### Given information
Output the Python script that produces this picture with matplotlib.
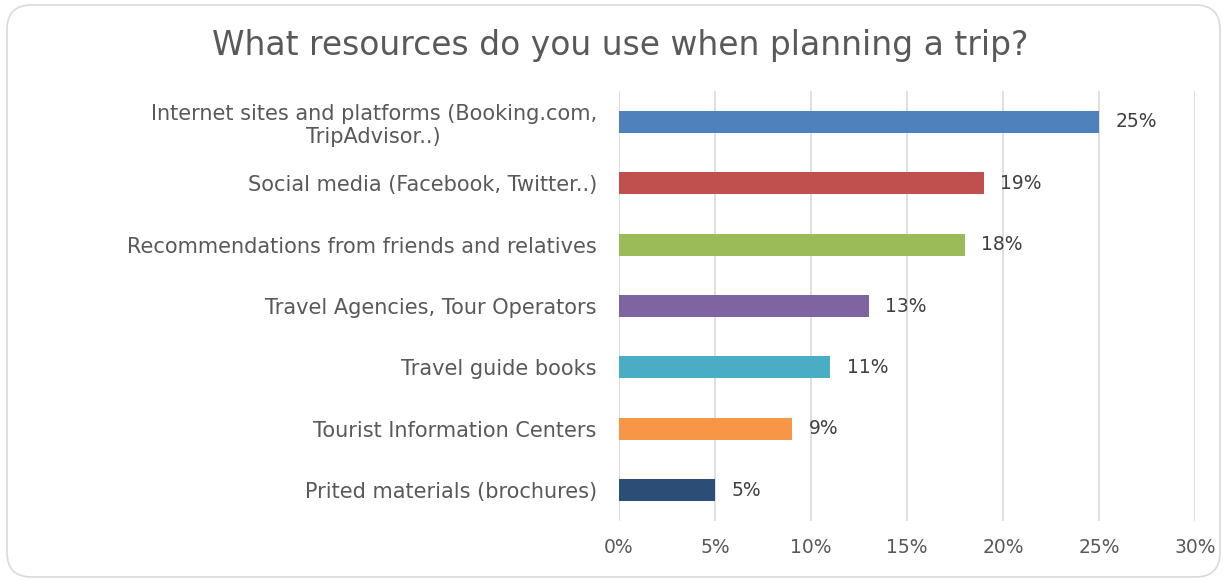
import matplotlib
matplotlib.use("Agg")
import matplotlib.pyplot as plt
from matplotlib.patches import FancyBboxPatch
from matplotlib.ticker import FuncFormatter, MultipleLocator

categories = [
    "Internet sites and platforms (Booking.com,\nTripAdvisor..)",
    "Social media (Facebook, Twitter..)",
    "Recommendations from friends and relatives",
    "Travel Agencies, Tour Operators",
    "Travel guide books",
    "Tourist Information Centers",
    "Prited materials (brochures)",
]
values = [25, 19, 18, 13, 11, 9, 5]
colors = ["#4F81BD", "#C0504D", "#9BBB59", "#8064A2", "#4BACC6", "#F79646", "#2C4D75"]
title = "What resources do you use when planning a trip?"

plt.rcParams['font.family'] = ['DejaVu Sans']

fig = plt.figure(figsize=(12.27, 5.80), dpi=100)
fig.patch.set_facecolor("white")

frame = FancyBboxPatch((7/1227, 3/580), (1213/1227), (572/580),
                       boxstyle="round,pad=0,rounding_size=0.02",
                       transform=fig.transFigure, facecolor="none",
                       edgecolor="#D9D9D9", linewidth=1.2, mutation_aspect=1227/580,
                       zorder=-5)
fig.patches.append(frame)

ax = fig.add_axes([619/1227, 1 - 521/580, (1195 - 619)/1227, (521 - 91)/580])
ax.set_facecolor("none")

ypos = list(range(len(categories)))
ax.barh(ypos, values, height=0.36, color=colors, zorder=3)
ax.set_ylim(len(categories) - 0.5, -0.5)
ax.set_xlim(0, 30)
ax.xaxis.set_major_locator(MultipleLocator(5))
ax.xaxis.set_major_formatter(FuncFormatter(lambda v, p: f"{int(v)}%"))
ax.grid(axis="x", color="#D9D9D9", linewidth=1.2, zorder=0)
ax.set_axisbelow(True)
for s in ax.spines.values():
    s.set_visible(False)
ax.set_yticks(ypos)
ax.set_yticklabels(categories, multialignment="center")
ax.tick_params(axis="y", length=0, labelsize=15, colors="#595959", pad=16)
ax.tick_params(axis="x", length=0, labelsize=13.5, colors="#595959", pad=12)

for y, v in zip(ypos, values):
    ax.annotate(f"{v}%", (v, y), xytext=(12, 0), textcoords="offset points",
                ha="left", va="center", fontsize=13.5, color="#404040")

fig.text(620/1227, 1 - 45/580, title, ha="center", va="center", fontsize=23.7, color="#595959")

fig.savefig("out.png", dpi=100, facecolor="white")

### Task details
Without the pictures, output the full listing exactly as it stands.

### Exercise response
Output the Python script that produces this picture with matplotlib.
import matplotlib
matplotlib.use("Agg")
import matplotlib.pyplot as plt
from matplotlib.patches import FancyBboxPatch
from matplotlib.ticker import FuncFormatter, MultipleLocator

categories = [
    "Internet sites and platforms (Booking.com,\nTripAdvisor..)",
    "Social media (Facebook, Twitter..)",
    "Recommendations from friends and relatives",
    "Travel Agencies, Tour Operators",
    "Travel guide books",
    "Tourist Information Centers",
    "Prited materials (brochures)",
]
values = [25, 19, 18, 13, 11, 9, 5]
colors = ["#4F81BD", "#C0504D", "#9BBB59", "#8064A2", "#4BACC6", "#F79646", "#2C4D75"]
title = "What resources do you use when planning a trip?"

plt.rcParams['font.family'] = ['DejaVu Sans']

fig = plt.figure(figsize=(12.27, 5.80), dpi=100)
fig.patch.set_facecolor("white")

frame = FancyBboxPatch((7/1227, 3/580), (1213/1227), (572/580),
                       boxstyle="round,pad=0,rounding_size=0.02",
                       transform=fig.transFigure, facecolor="none",
                       edgecolor="#D9D9D9", linewidth=1.2, mutation_aspect=1227/580,
                       zorder=-5)
fig.patches.append(frame)

ax = fig.add_axes([619/1227, 1 - 521/580, (1195 - 619)/1227, (521 - 91)/580])
ax.set_facecolor("none")

ypos = list(range(len(categories)))
ax.barh(ypos, values, height=0.36, color=colors, zorder=3)
ax.set_ylim(len(categories) - 0.5, -0.5)
ax.set_xlim(0, 30)
ax.xaxis.set_major_locator(MultipleLocator(5))
ax.xaxis.set_major_formatter(FuncFormatter(lambda v, p: f"{int(v)}%"))
ax.grid(axis="x", color="#D9D9D9", linewidth=1.2, zorder=0)
ax.set_axisbelow(True)
for s in ax.spines.values():
    s.set_visible(False)
ax.set_yticks(ypos)
ax.set_yticklabels(categories, multialignment="center")
ax.tick_params(axis="y", length=0, labelsize=15, colors="#595959", pad=16)
ax.tick_params(axis="x", length=0, labelsize=13.5, colors="#595959", pad=12)

for y, v in zip(ypos, values):
    ax.annotate(f"{v}%", (v, y), xytext=(12, 0), textcoords="offset points",
                ha="left", va="center", fontsize=13.5, color="#404040")

fig.text(620/1227, 1 - 45/580, title, ha="center", va="center", fontsize=23.7, color="#595959")

fig.savefig("out.png", dpi=100, facecolor="white")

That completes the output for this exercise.